Even recently I've been knowingly expending too much emotional energy on someone I've since effectively removed from my life. It's so easy: it's initially gratifying to entertain thoughts along the lines of "how does he think he is?" and--something I'm not proud of thinking, about anyone--"I didn't realize anyone could be so dense." I have all sorts of legitimate frustrations in this case, but dwelling on them doesn't actually serve me. It would be more useful to focus on the valuable things that dealing with this guy taught me about myself  and about dealing with people.

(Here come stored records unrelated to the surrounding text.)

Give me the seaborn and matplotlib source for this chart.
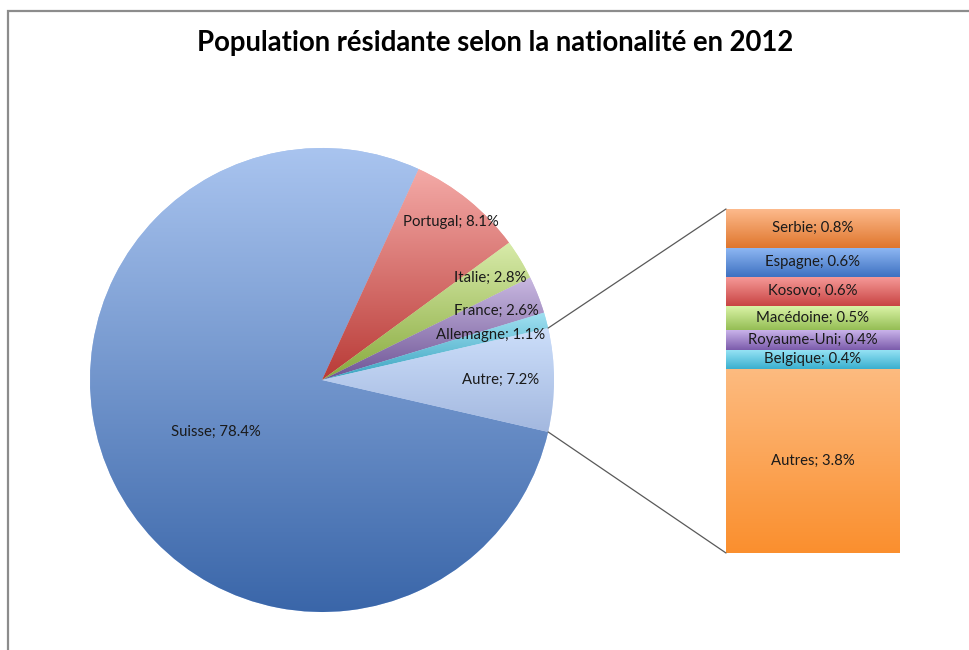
import numpy as np
import seaborn as sns
import matplotlib.pyplot as plt
from matplotlib.colors import LinearSegmentedColormap
from matplotlib.patches import ConnectionPatch, Rectangle

# pie data (Excel series order)
pays = ['Suisse', 'Portugal', 'Italie', 'France', 'Allemagne', 'Autre']
parts = [78.4, 8.1, 2.8, 2.6, 1.1, 7.2]
pie_top = ['#a9c4ef', '#f4aaa7', '#d8ebaa', '#c9b9e1', '#a2e1f2', '#ccdefa']
pie_bot = ['#3a66a9', '#b93b37', '#88aa3e', '#6e5495', '#3aa4c0', '#a3b8df']
label_dist = [0.51, 0.88, 0.85, 0.81, 0.75, 0.77]

# detail of "Autre", top to bottom
autres = ['Serbie', 'Espagne', 'Kosovo', 'Macédoine', 'Royaume-Uni', 'Belgique', 'Autres']
autres_val = [0.8, 0.6, 0.6, 0.5, 0.4, 0.4, 3.8]
bar_top = ['#fdba8d', '#90b9f4', '#f79c9a', '#ddf6aa', '#c9b3ea', '#9ae5f6', '#fdbb80']
bar_bot = ['#df762c', '#3e71c1', '#c84443', '#94bd54', '#7b5bab', '#39afcf', '#fa8f2e']

sns.set_style('white')
plt.rcParams['font.family'] = ['Lato', 'DejaVu Sans']
txt_col = '#1a1a1a'


def gradient_fill(ax, patch, top, bottom):
    # vertical gradient clipped to the patch
    ext = patch.get_path().get_extents(patch.get_patch_transform())
    cmap = LinearSegmentedColormap.from_list('g', [bottom, top])
    grad = np.linspace(0, 1, 256).reshape(-1, 1)
    im = ax.imshow(grad, extent=[ext.x0, ext.x1, ext.y0, ext.y1], origin='lower',
                   cmap=cmap, aspect='auto', zorder=patch.get_zorder() + 0.1,
                   interpolation='bilinear')
    im.set_clip_path(patch)


fig = plt.figure(figsize=(9.7, 6.5), dpi=100)
W, H = 970, 650

# frame (cropped on right and bottom)
fig.patches.append(Rectangle((8.5 / W, -0.1), 1.2, 1 - 10.5 / H + 0.1,
                             transform=fig.transFigure, fill=False,
                             edgecolor='#8c8c8c', lw=1.6))

# pie
axp = fig.add_axes([90 / W, (H - 612) / H, 464 / W, 464 / H])
start = -parts[-1] / sum(parts) * 360 / 2
wedges, _ = axp.pie(parts[::-1], startangle=start, radius=1,
                    colors=pie_top[::-1], wedgeprops=dict(lw=0))
wedges = wedges[::-1]
for w, c1, c2 in zip(wedges, pie_top, pie_bot):
    gradient_fill(axp, w, c1, c2)
for w, name, v, d in zip(wedges, pays, parts, label_dist):
    mid = np.deg2rad((w.theta1 + w.theta2) / 2)
    axp.text(d * np.cos(mid), d * np.sin(mid), f'{name}; {v}%', ha='center',
             va='center', fontsize=10.7, color=txt_col, zorder=5)
axp.set_xlim(-1, 1)
axp.set_ylim(-1, 1)
axp.set_aspect('equal')
axp.axis('off')

# bar of pie
axb = fig.add_axes([726 / W, (H - 553) / H, 174 / W, 344 / H])
total = sum(autres_val)
bottoms = total - np.cumsum(autres_val)
bars = axb.bar([0] * len(autres_val), autres_val, bottom=bottoms, width=1,
               color=bar_top, lw=0)
for b, c1, c2 in zip(bars, bar_top, bar_bot):
    gradient_fill(axb, b, c1, c2)
for name, v, b0 in zip(autres, autres_val, bottoms):
    axb.text(0, b0 + v / 2, f'{name}; {v}%', ha='center', va='center',
             fontsize=10.7, color=txt_col, zorder=5)
axb.set_xlim(-0.5, 0.5)
axb.set_ylim(0, total)
axb.axis('off')

# connector lines
autre = wedges[-1]
for ang, yb in [(autre.theta2, total), (autre.theta1, 0)]:
    a = np.deg2rad(ang)
    con = ConnectionPatch(xyA=(np.cos(a), np.sin(a)), coordsA=axp.transData,
                          xyB=(-0.5, yb), coordsB=axb.transData,
                          color='#595959', lw=0.9)
    fig.add_artist(con)

fig.text(495 / W, 1 - 43 / H, 'Population résidante selon la nationalité en 2012',
         ha='center', va='center', fontsize=19.8, fontweight='bold', color='#000000')

fig.savefig('out.png', dpi=100)
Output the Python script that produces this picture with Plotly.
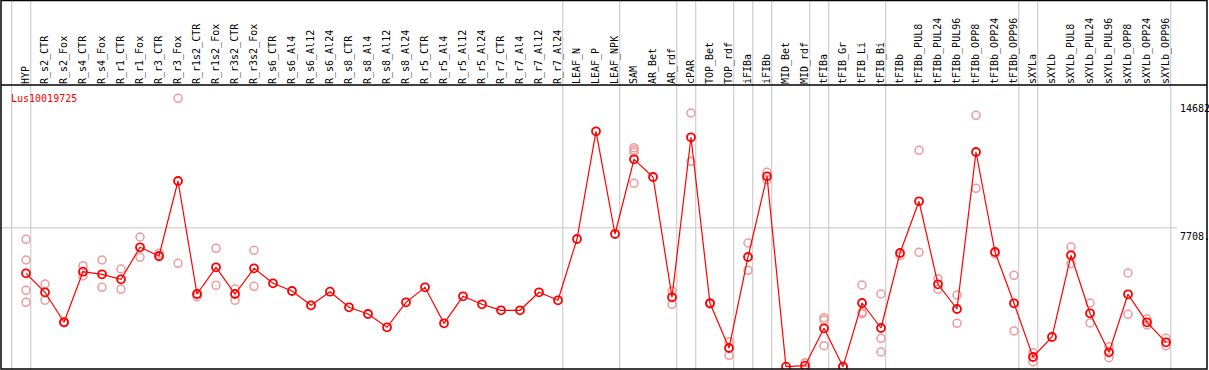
import plotly.graph_objects as go

categories = ["HYP", "R_s2_CTR", "R_s2_Fox", "R_s4_CTR", "R_s4_Fox", "R_r1_CTR", "R_r1_Fox",
              "R_r3_CTR", "R_r3_Fox", "R_r1s2_CTR", "R_r1s2_Fox", "R_r3s2_CTR", "R_r3s2_Fox",
              "R_s6_CTR", "R_s6_Al4", "R_s6_Al12", "R_s6_Al24", "R_s8_CTR", "R_s8_Al4",
              "R_s8_Al12", "R_s8_Al24", "R_r5_CTR", "R_r5_Al4", "R_r5_Al12", "R_r5_Al24",
              "R_r7_CTR", "R_r7_Al4", "R_r7_Al12", "R_r7_Al24", "LEAF_N", "LEAF_P", "LEAF_NPK",
              "SAM", "AR_Bet", "AR_rdf", "cPAR", "TOP_Bet", "TOP_rdf", "iFIBa", "iFIBb",
              "MID_Bet", "MID_rdf", "tFIBa", "tFIB_Gr", "tFIB_Li", "tFIB_Bi", "tFIBb",
              "tFIBb_PUL8", "tFIBb_PUL24", "tFIBb_PUL96", "tFIBb_OPP8", "tFIBb_OPP24",
              "tFIBb_OPP96", "sXYLa", "sXYLb", "sXYLb_PUL8", "sXYLb_PUL24", "sXYLb_PUL96",
              "sXYLb_OPP8", "sXYLb_OPP24", "sXYLb_OPP96"]

mean_values = [5260, 4237, 2622, 5346, 5206, 4937, 6660, 6192, 10230, 4146, 5583, 4146, 5529,
               4722, 4307, 3537, 4270, 3430, 3069, 2353, 3699, 4506, 2568, 4022, 3591,
               3268, 3268, 4237, 3807, 7107, 12905, 7376,
               11398, 10445, 3968, 12582, 3645, 1238, 6138, 10483,
               232, 285, 2299, 232, 3661, 2315, 6353,
               9137, 4668, 3338, 11791, 6407, 3645,
               754, 1831, 6229, 3107, 1007, 4130, 2622, 1545]

replicates = {
    "HYP": [7091, 5976, 4345, 3699],
    "R_s2_CTR": [4684, 3807],
    "R_s2_Fox": [2650, 2600],
    "R_s4_CTR": [5669, 5115],
    "R_s4_Fox": [5976, 4506],
    "R_r1_CTR": [5492, 4399],
    "R_r1_Fox": [7215, 6122],
    "R_r3_CTR": [6337, 6150],
    "R_r3_Fox": [14682, 5799],
    "R_r1s2_CTR": [4000, 4146],
    "R_r1s2_Fox": [6606, 4614],
    "R_r3s2_CTR": [4415, 3807],
    "R_r3s2_Fox": [6498, 4560],
    "SAM": [12023, 11899, 11775, 10106],
    "AR_rdf": [4307, 3591],
    "cPAR": [13891, 11290],
    "TOP_Bet": [3680, 3610],
    "TOP_rdf": [1578, 845],
    "iFIBa": [6892, 5422],
    "iFIBb": [10698, 10300],
    "MID_rdf": [447, 150],
    "tFIBa": [2870, 2746, 1362],
    "tFIB_Gr": [260, 200],
    "tFIB_Li": [4630, 3160, 3085],
    "tFIB_Bi": [4146, 1761, 1023],
    "tFIBb": [6208],
    "tFIBb_PUL8": [11882, 6391],
    "tFIBb_PUL24": [4969, 4399],
    "tFIBb_PUL96": [4092, 2568],
    "tFIBb_OPP8": [13767, 9837],
    "tFIBb_OPP24": [6299],
    "tFIBb_OPP96": [5153, 2154],
    "sXYLa": [985, 501],
    "sXYLb_PUL8": [6676, 5777],
    "sXYLb_PUL24": [3661, 2584],
    "sXYLb_PUL96": [1308, 716],
    "sXYLb_OPP8": [5276, 3053],
    "sXYLb_OPP24": [2800, 2477],
    "sXYLb_OPP96": [1761, 1362],
}

group_ends = [-1, 0, 28, 31, 34, 35, 37, 38, 39, 41, 42, 45, 52, 53, 60]
gene_name = "Lus10019725"
y_labels = ["14682", "7708.", "0"]
y_label_vals = [14682, 7708, 0]

MONO = "DejaVu Sans Mono"
W, H = 1209, 370
ML, MR, MT, MB = 1, 2, 85, 1
PW = W - ML - MR
PH = H - MT - MB

xs = list(range(len(categories)))
idx = {c: i for i, c in enumerate(categories)}

rep_x, rep_y = [], []
for c, vals in replicates.items():
    for v in vals:
        rep_x.append(idx[c])
        rep_y.append(v)

fig = go.Figure()
fig.add_trace(go.Scatter(
    x=rep_x, y=rep_y, mode="markers",
    marker=dict(symbol="circle-open", size=8, color="#f0999c", line=dict(width=1.5)),
    hoverinfo="skip", showlegend=False))
fig.add_trace(go.Scatter(
    x=xs, y=mean_values, mode="lines+markers",
    line=dict(color="#ff0000", width=1.2),
    marker=dict(symbol="circle-open", size=8, color="#ff0000", line=dict(width=1.8)),
    showlegend=False))

# axis ranges so that category i sits at x=26+19*i px, value 0 at y=371 px and 14682 at y=98 px
a = (ML - 26) / 19.0
b = a + PW / 19.0
k = (371 - 98.3) / 14682.0
r1 = (371 - MT) / k
r0 = r1 - PH / k

def px_to_paper_y(py):
    return (H - MB - py) / PH

def px_to_paper_x(px):
    return (px - ML) / PW

shapes = []
for g in group_ends:
    shapes.append(dict(type="line", xref="x", yref="paper", x0=g + 0.25, x1=g + 0.25,
                       y0=px_to_paper_y(H), y1=px_to_paper_y(0),
                       line=dict(color="#c4c4c4", width=1), layer="below"))
shapes.append(dict(type="line", xref="paper", yref="y", x0=0, x1=px_to_paper_x(1177),
                   y0=7708, y1=7708, line=dict(color="#c4c4c4", width=1), layer="below"))
# black frame
shapes.append(dict(type="rect", xref="paper", yref="paper", x0=0, x1=1,
                   y0=0, y1=px_to_paper_y(0.5), line=dict(color="black", width=1.5)))
shapes.append(dict(type="line", xref="paper", yref="paper", x0=0, x1=1,
                   y0=1, y1=1, line=dict(color="black", width=1.5)))

annotations = [dict(text=gene_name, xref="paper", yref="y", x=px_to_paper_x(9), y=r1 - (98 - MT) / k,
                    xanchor="left", yanchor="middle", showarrow=False,
                    font=dict(family=MONO, size=10, color="#ff0000"))]
yshifts = [-3, -1, 4]
anchors = ["top", "top", "bottom"]
for t, v, s, an in zip(y_labels, y_label_vals, yshifts, anchors):
    annotations.append(dict(text=t, xref="paper", yref="y", x=px_to_paper_x(1178), y=v,
                            xanchor="left", yanchor=an, yshift=s, showarrow=False,
                            font=dict(family=MONO, size=10, color="black")))

fig.update_layout(
    width=W, height=H,
    margin=dict(l=ML, r=MR, t=MT, b=MB, pad=0, autoexpand=False),
    paper_bgcolor="white", plot_bgcolor="white",
    xaxis=dict(range=[a, b], side="top", tickmode="array", tickvals=xs, ticktext=categories,
               tickangle=-90, tickfont=dict(family=MONO, size=10, color="black"),
               automargin=False, ticklabelstandoff=0,
               showgrid=False, zeroline=False, showline=False, ticks="", fixedrange=True),
    yaxis=dict(range=[r0, r1], showgrid=False, zeroline=False, showline=False,
               automargin=False,
               showticklabels=False, ticks="", fixedrange=True),
    shapes=shapes, annotations=annotations,
)

fig.write_html("out.html", config={"displayModeBar": False},
               post_script="document.body.style.margin='0px';document.body.style.padding='0px';")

But I digress; more serious, deep-seated offenses are not the topic of this post. What brought on this post was an incident earlier today--I was at a work-related conference and, in an impromptu hallway conversation with someone we'll be talking to, said something that I later realized came out really wrong (not quite insulting). I got on my work e-mail and sent off a quick apology and clarification. To which he sent out a quick 'it's okay, I get what you meant.' I mean, this was not an incident of global significance, and it was pretty straightforward. But it was just nice to be able to say, "hey, I'm sorry, I meant to qualify something I said, not question something you'd said," and to have someone say "it's okay, got it." We talk to people, we say things that come out wrong... we apologize and move on.

Sometimes the things that come out wrong come from a deeper well of wrong, but I'd like to think we should be able to apologize for and move on from those, too, as long as we mean it.